• EXERCISE OBJECTIVE: Copy nothing but the text: reproduce each line of the listing exactly and leave the pictures out.

• DATA SHOWN:

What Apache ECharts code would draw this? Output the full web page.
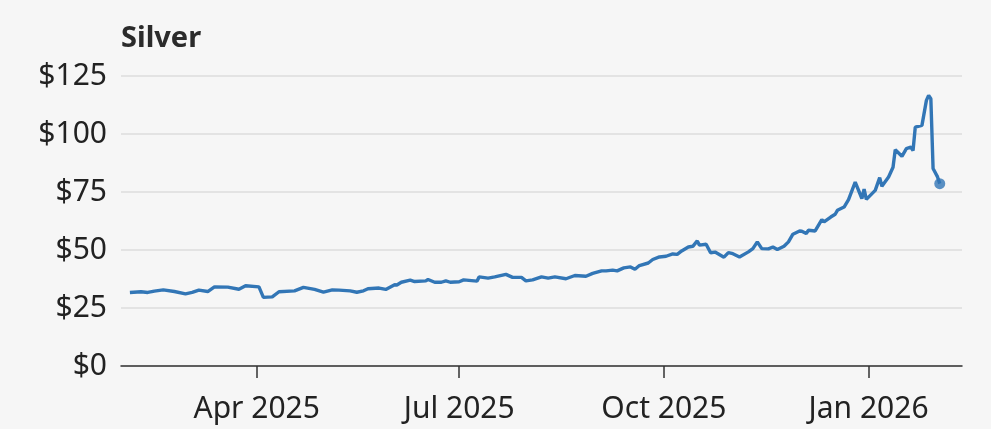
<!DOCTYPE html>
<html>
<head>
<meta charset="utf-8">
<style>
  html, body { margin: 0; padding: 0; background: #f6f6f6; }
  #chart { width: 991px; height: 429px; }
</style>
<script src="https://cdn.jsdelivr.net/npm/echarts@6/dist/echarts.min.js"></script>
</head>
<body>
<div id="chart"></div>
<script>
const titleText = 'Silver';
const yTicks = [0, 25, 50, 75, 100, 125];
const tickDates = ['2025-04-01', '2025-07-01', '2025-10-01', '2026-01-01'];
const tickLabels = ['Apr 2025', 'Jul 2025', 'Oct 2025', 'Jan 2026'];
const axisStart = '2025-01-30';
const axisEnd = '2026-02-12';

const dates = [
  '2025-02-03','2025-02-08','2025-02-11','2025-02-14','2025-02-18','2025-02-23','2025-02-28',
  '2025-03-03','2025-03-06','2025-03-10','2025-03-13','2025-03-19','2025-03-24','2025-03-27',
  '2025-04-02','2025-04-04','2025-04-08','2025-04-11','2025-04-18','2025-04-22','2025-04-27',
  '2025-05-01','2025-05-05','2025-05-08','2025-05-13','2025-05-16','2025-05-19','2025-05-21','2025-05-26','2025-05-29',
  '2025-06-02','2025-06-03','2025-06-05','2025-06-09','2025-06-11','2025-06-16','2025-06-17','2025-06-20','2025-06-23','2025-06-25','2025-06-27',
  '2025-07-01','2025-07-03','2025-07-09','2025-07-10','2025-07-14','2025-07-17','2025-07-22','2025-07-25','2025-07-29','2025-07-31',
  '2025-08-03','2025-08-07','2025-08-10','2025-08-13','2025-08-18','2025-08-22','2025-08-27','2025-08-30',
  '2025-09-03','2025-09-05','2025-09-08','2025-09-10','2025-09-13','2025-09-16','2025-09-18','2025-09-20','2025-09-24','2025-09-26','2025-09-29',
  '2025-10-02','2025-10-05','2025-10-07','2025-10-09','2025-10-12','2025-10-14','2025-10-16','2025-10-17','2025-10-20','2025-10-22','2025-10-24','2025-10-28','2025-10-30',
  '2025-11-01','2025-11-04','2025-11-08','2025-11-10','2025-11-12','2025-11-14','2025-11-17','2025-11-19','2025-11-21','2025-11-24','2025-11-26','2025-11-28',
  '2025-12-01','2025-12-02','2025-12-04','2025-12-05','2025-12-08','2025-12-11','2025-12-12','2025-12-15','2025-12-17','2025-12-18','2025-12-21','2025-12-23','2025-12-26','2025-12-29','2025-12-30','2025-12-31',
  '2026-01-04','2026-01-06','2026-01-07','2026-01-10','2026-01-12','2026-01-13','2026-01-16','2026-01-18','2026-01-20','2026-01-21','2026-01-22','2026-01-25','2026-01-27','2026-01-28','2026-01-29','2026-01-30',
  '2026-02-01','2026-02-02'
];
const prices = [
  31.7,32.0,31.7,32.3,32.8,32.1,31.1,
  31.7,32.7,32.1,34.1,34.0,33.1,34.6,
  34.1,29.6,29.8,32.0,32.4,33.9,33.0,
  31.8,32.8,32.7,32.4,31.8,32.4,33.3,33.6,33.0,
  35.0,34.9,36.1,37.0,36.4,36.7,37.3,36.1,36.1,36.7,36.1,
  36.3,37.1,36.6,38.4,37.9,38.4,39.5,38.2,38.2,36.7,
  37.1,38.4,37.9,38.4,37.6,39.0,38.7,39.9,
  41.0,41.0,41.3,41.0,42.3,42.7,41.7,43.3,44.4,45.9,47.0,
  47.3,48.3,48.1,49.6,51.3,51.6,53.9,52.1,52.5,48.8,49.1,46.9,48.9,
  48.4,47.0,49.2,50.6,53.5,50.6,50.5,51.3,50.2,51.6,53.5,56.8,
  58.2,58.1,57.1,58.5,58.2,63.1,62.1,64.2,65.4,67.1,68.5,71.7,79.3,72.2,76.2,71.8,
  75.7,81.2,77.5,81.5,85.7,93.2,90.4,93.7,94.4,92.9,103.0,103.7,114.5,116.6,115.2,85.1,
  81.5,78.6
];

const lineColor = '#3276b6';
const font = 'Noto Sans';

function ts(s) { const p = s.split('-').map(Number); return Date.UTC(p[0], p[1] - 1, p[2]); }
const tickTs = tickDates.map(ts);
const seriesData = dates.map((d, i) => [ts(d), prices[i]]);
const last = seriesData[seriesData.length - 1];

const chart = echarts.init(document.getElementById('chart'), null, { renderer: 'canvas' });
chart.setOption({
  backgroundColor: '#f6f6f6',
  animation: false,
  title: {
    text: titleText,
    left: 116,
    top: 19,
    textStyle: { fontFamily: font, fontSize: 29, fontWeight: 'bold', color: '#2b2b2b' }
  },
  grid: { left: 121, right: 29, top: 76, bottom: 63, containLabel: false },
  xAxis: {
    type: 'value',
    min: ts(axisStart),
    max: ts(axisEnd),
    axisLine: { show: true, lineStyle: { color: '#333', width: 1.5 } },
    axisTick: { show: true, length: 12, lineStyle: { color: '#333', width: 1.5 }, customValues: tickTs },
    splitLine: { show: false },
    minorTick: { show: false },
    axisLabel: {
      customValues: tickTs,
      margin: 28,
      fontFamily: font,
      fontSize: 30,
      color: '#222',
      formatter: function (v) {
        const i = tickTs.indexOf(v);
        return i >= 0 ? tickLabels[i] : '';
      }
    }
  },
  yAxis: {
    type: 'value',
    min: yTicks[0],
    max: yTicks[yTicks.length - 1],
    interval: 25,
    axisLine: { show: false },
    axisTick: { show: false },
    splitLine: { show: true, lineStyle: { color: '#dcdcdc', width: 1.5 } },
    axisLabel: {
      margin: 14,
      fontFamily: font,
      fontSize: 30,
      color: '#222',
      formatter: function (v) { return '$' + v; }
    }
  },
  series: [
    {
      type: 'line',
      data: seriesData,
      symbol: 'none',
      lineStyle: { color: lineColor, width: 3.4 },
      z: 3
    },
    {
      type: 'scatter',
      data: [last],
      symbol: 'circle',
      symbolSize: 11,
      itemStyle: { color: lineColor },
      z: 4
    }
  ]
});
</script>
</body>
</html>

• WRITTEN RESPONSE:
What Apache ECharts code would draw this? Output the full web page.
<!DOCTYPE html>
<html>
<head>
<meta charset="utf-8">
<style>
  html, body { margin: 0; padding: 0; background: #f6f6f6; }
  #chart { width: 991px; height: 429px; }
</style>
<script src="https://cdn.jsdelivr.net/npm/echarts@6/dist/echarts.min.js"></script>
</head>
<body>
<div id="chart"></div>
<script>
const titleText = 'Silver';
const yTicks = [0, 25, 50, 75, 100, 125];
const tickDates = ['2025-04-01', '2025-07-01', '2025-10-01', '2026-01-01'];
const tickLabels = ['Apr 2025', 'Jul 2025', 'Oct 2025', 'Jan 2026'];
const axisStart = '2025-01-30';
const axisEnd = '2026-02-12';

const dates = [
  '2025-02-03','2025-02-08','2025-02-11','2025-02-14','2025-02-18','2025-02-23','2025-02-28',
  '2025-03-03','2025-03-06','2025-03-10','2025-03-13','2025-03-19','2025-03-24','2025-03-27',
  '2025-04-02','2025-04-04','2025-04-08','2025-04-11','2025-04-18','2025-04-22','2025-04-27',
  '2025-05-01','2025-05-05','2025-05-08','2025-05-13','2025-05-16','2025-05-19','2025-05-21','2025-05-26','2025-05-29',
  '2025-06-02','2025-06-03','2025-06-05','2025-06-09','2025-06-11','2025-06-16','2025-06-17','2025-06-20','2025-06-23','2025-06-25','2025-06-27',
  '2025-07-01','2025-07-03','2025-07-09','2025-07-10','2025-07-14','2025-07-17','2025-07-22','2025-07-25','2025-07-29','2025-07-31',
  '2025-08-03','2025-08-07','2025-08-10','2025-08-13','2025-08-18','2025-08-22','2025-08-27','2025-08-30',
  '2025-09-03','2025-09-05','2025-09-08','2025-09-10','2025-09-13','2025-09-16','2025-09-18','2025-09-20','2025-09-24','2025-09-26','2025-09-29',
  '2025-10-02','2025-10-05','2025-10-07','2025-10-09','2025-10-12','2025-10-14','2025-10-16','2025-10-17','2025-10-20','2025-10-22','2025-10-24','2025-10-28','2025-10-30',
  '2025-11-01','2025-11-04','2025-11-08','2025-11-10','2025-11-12','2025-11-14','2025-11-17','2025-11-19','2025-11-21','2025-11-24','2025-11-26','2025-11-28',
  '2025-12-01','2025-12-02','2025-12-04','2025-12-05','2025-12-08','2025-12-11','2025-12-12','2025-12-15','2025-12-17','2025-12-18','2025-12-21','2025-12-23','2025-12-26','2025-12-29','2025-12-30','2025-12-31',
  '2026-01-04','2026-01-06','2026-01-07','2026-01-10','2026-01-12','2026-01-13','2026-01-16','2026-01-18','2026-01-20','2026-01-21','2026-01-22','2026-01-25','2026-01-27','2026-01-28','2026-01-29','2026-01-30',
  '2026-02-01','2026-02-02'
];
const prices = [
  31.7,32.0,31.7,32.3,32.8,32.1,31.1,
  31.7,32.7,32.1,34.1,34.0,33.1,34.6,
  34.1,29.6,29.8,32.0,32.4,33.9,33.0,
  31.8,32.8,32.7,32.4,31.8,32.4,33.3,33.6,33.0,
  35.0,34.9,36.1,37.0,36.4,36.7,37.3,36.1,36.1,36.7,36.1,
  36.3,37.1,36.6,38.4,37.9,38.4,39.5,38.2,38.2,36.7,
  37.1,38.4,37.9,38.4,37.6,39.0,38.7,39.9,
  41.0,41.0,41.3,41.0,42.3,42.7,41.7,43.3,44.4,45.9,47.0,
  47.3,48.3,48.1,49.6,51.3,51.6,53.9,52.1,52.5,48.8,49.1,46.9,48.9,
  48.4,47.0,49.2,50.6,53.5,50.6,50.5,51.3,50.2,51.6,53.5,56.8,
  58.2,58.1,57.1,58.5,58.2,63.1,62.1,64.2,65.4,67.1,68.5,71.7,79.3,72.2,76.2,71.8,
  75.7,81.2,77.5,81.5,85.7,93.2,90.4,93.7,94.4,92.9,103.0,103.7,114.5,116.6,115.2,85.1,
  81.5,78.6
];

const lineColor = '#3276b6';
const font = 'Noto Sans';

function ts(s) { const p = s.split('-').map(Number); return Date.UTC(p[0], p[1] - 1, p[2]); }
const tickTs = tickDates.map(ts);
const seriesData = dates.map((d, i) => [ts(d), prices[i]]);
const last = seriesData[seriesData.length - 1];

const chart = echarts.init(document.getElementById('chart'), null, { renderer: 'canvas' });
chart.setOption({
  backgroundColor: '#f6f6f6',
  animation: false,
  title: {
    text: titleText,
    left: 116,
    top: 19,
    textStyle: { fontFamily: font, fontSize: 29, fontWeight: 'bold', color: '#2b2b2b' }
  },
  grid: { left: 121, right: 29, top: 76, bottom: 63, containLabel: false },
  xAxis: {
    type: 'value',
    min: ts(axisStart),
    max: ts(axisEnd),
    axisLine: { show: true, lineStyle: { color: '#333', width: 1.5 } },
    axisTick: { show: true, length: 12, lineStyle: { color: '#333', width: 1.5 }, customValues: tickTs },
    splitLine: { show: false },
    minorTick: { show: false },
    axisLabel: {
      customValues: tickTs,
      margin: 28,
      fontFamily: font,
      fontSize: 30,
      color: '#222',
      formatter: function (v) {
        const i = tickTs.indexOf(v);
        return i >= 0 ? tickLabels[i] : '';
      }
    }
  },
  yAxis: {
    type: 'value',
    min: yTicks[0],
    max: yTicks[yTicks.length - 1],
    interval: 25,
    axisLine: { show: false },
    axisTick: { show: false },
    splitLine: { show: true, lineStyle: { color: '#dcdcdc', width: 1.5 } },
    axisLabel: {
      margin: 14,
      fontFamily: font,
      fontSize: 30,
      color: '#222',
      formatter: function (v) { return '$' + v; }
    }
  },
  series: [
    {
      type: 'line',
      data: seriesData,
      symbol: 'none',
      lineStyle: { color: lineColor, width: 3.4 },
      z: 3
    },
    {
      type: 'scatter',
      data: [last],
      symbol: 'circle',
      symbolSize: 11,
      itemStyle: { color: lineColor },
      z: 4
    }
  ]
});
</script>
</body>
</html>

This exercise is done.